The team was unable to come to a conclusion regarding the Seed 1 & 3 data due to the technical limitations imposed. Our process would have extracted every unique source and target that communicated with the initial seed source and target (the other nodes represented on the visual graph) and then searched for communications records within the large data graph when the source and target were both within the extracted unique list. In this manner, the team hoped to create a network where we could compare the seed graphs to the template by examining the interconnectedness of the networks.

5What was the greatest challenge you had when working with the large graph data? How did you overcome that difficulty? What could make it easier to work with this kind of data?

The greatest challenge was pinpointing which attributes of the data were most valuable and choosing the optimal technologies. Initially, we attempted to create network graphs using Tableau 10.3 and Python’s NumPy and Pandas packages, but we found it difficult to carry out the necessary calculations and format our graphs in a way that would allow easy data manipulation throughout the analysis. In addition, the amount of data was extremely challenging to process, inhibited by the lack of available technology and overall time constraints. Off-the-shelf and open-source software were limited in their ability to ingest, process and display data; we needed open-source software that could function easily without the need for expensive hardware. The team settled on the open-source software Gephi, which was not only capable of performing the calculations we needed and applying them to the visual network graph, but also enabled easy interaction and changes towards the graph layouts.

 

On top of choosing an optimal software, we had to decipher which attributes were worth focusing on. One example of this issue was the discussion the team had regarding the importance of “weight” when creating the visualizations. Each weight was measured with a different scale according to its data type. It was concluded to keep all the weights consistent, setting all edges with a weight of “one” and redirecting the focus to the density of e-types. To overcome this, we took an analytical approach, creating multiple graphs, to visualize disparate attributes and then considered what was most beneficial aggregately.

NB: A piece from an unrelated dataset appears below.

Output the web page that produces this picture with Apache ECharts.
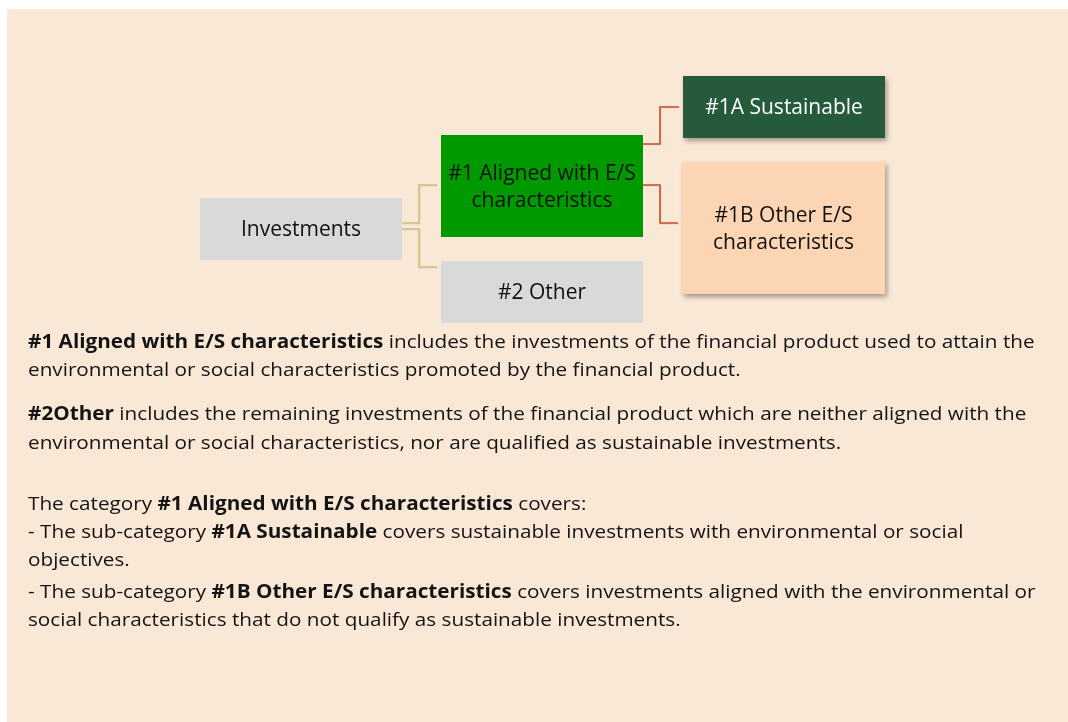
<!DOCTYPE html>
<html>
<head>
<meta charset="utf-8">
<script src="https://cdn.jsdelivr.net/npm/echarts@6/dist/echarts.min.js"></script>
<style>
  html, body { margin: 0; padding: 0; background: #ffffff; }
  #chart { width: 1068px; height: 722px; }
</style>
</head>
<body>
<div id="chart"></div>
<script>
// diagram content
const nodeLabels = [
  'Investments',
  '#1 Aligned with E/S\ncharacteristics',
  '#2 Other',
  '#1A Sustainable',
  '#1B Other E/S\ncharacteristics'
];
const nodeColors = ['#D9D9D9', '#009900', '#D9D9D9', '#255A3B', '#FCD5B4'];
const nodeTextColors = ['#111111', '#111111', '#111111', '#FFFFFF', '#111111'];
// parent -> child
const links = [[0, 1], [0, 2], [1, 3], [1, 4]];
const linkColors = ['#D3C27E', '#D3C27E', '#C9502E', '#C9502E'];

// explanatory text, {b|...} marks bold runs
const noteLines = [
  '{b|#1 Aligned with E/S characteristics} includes the investments of the financial product used to attain the',
  'environmental or social characteristics promoted by the financial product.',
  '{b|#2Other} includes the remaining investments of the financial product which are neither aligned with the',
  'environmental or social characteristics, nor are qualified as sustainable investments.',
  'The category {b|#1 Aligned with E/S characteristics} covers:',
  '- The sub-category {b|#1A Sustainable} covers sustainable investments with environmental or social',
  'objectives.',
  '- The sub-category {b|#1B Other E/S characteristics} covers investments aligned with the environmental or',
  'social characteristics that do not qualify as sustainable investments.'
];

// layout (pixels)
const boxRects = [
  [200, 198, 202, 62],
  [441, 135, 202, 102],
  [441, 261, 202, 62],
  [683, 76, 202, 62],
  [682, 162, 203, 132]
];
const boxShadow = [false, false, false, true, true];
// [startY, endY] of each elbow connector
const linkAnchors = [[223, 185], [229, 267], [144, 107], [185, 223]];
const noteY = [343, 371, 415, 444, 505, 533, 561, 593, 621];

const FONT = '"Open Sans", Lato, sans-serif';

const myChart = echarts.init(document.getElementById('chart'));

const graphics = [];

// panel background
graphics.push({
  type: 'rect',
  shape: { x: 7, y: 9, width: 1061, height: 713 },
  style: { fill: '#FAE8D7' },
  z: 0
});

// connectors
links.forEach((l, i) => {
  const p = boxRects[l[0]];
  const c = boxRects[l[1]];
  const x0 = p[0] + p[2];
  const x1 = c[0] - 4;
  const xm = x0 + 17;
  graphics.push({
    type: 'polyline',
    shape: { points: [[x0, linkAnchors[i][0]], [xm, linkAnchors[i][0]], [xm, linkAnchors[i][1]], [x1, linkAnchors[i][1]]] },
    style: {
      stroke: linkColors[i],
      lineWidth: 1.6,
      fill: null,
      shadowBlur: 1,
      shadowOffsetX: 0.5,
      shadowOffsetY: 0.5,
      shadowColor: 'rgba(0,0,0,0.15)'
    },
    z: 1
  });
});

// boxes
nodeLabels.forEach((name, i) => {
  const r = boxRects[i];
  const style = { fill: nodeColors[i] };
  if (boxShadow[i]) {
    style.shadowBlur = 5;
    style.shadowOffsetX = 2;
    style.shadowOffsetY = 3;
    style.shadowColor = 'rgba(0,0,0,0.35)';
  }
  graphics.push({
    type: 'rect',
    shape: { x: r[0], y: r[1], width: r[2], height: r[3] },
    style: style,
    z: 2
  });
  graphics.push({
    type: 'text',
    x: r[0] + r[2] / 2,
    y: r[1] + r[3] / 2 + 1.5,
    style: {
      text: name,
      fill: nodeTextColors[i],
      font: '21px ' + FONT,
      lineHeight: 27,
      align: 'center',
      verticalAlign: 'middle'
    },
    z: 3
  });
});

// notes
noteLines.forEach((line, i) => {
  graphics.push({
    type: 'text',
    x: 28,
    y: noteY[i],
    scaleX: 1.09,
    style: {
      text: line,
      fill: '#141414',
      fontFamily: FONT,
      fontSize: 19,
      verticalAlign: 'middle',
      rich: {
        b: { fontFamily: FONT, fontSize: 19, fontWeight: 'bold', fill: '#141414' }
      }
    },
    z: 3
  });
});

myChart.setOption({
  backgroundColor: '#ffffff',
  animation: false,
  graphic: graphics
});

window.addEventListener('resize', () => myChart.resize());
</script>
</body>
</html>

One of the shortfalls in the ability to conduct social network analysis at the scale required in this challenge is the dearth of open-source software able to handle the number of records and ability to conduct visual analytics on it. We found that one way to short-cut that process was to extract data prior to displaying it visually, and we think that future developments of machine learning algorithms that can identify clustered networks—such as the one in the template—could enhance the ability of analysts to examine the data.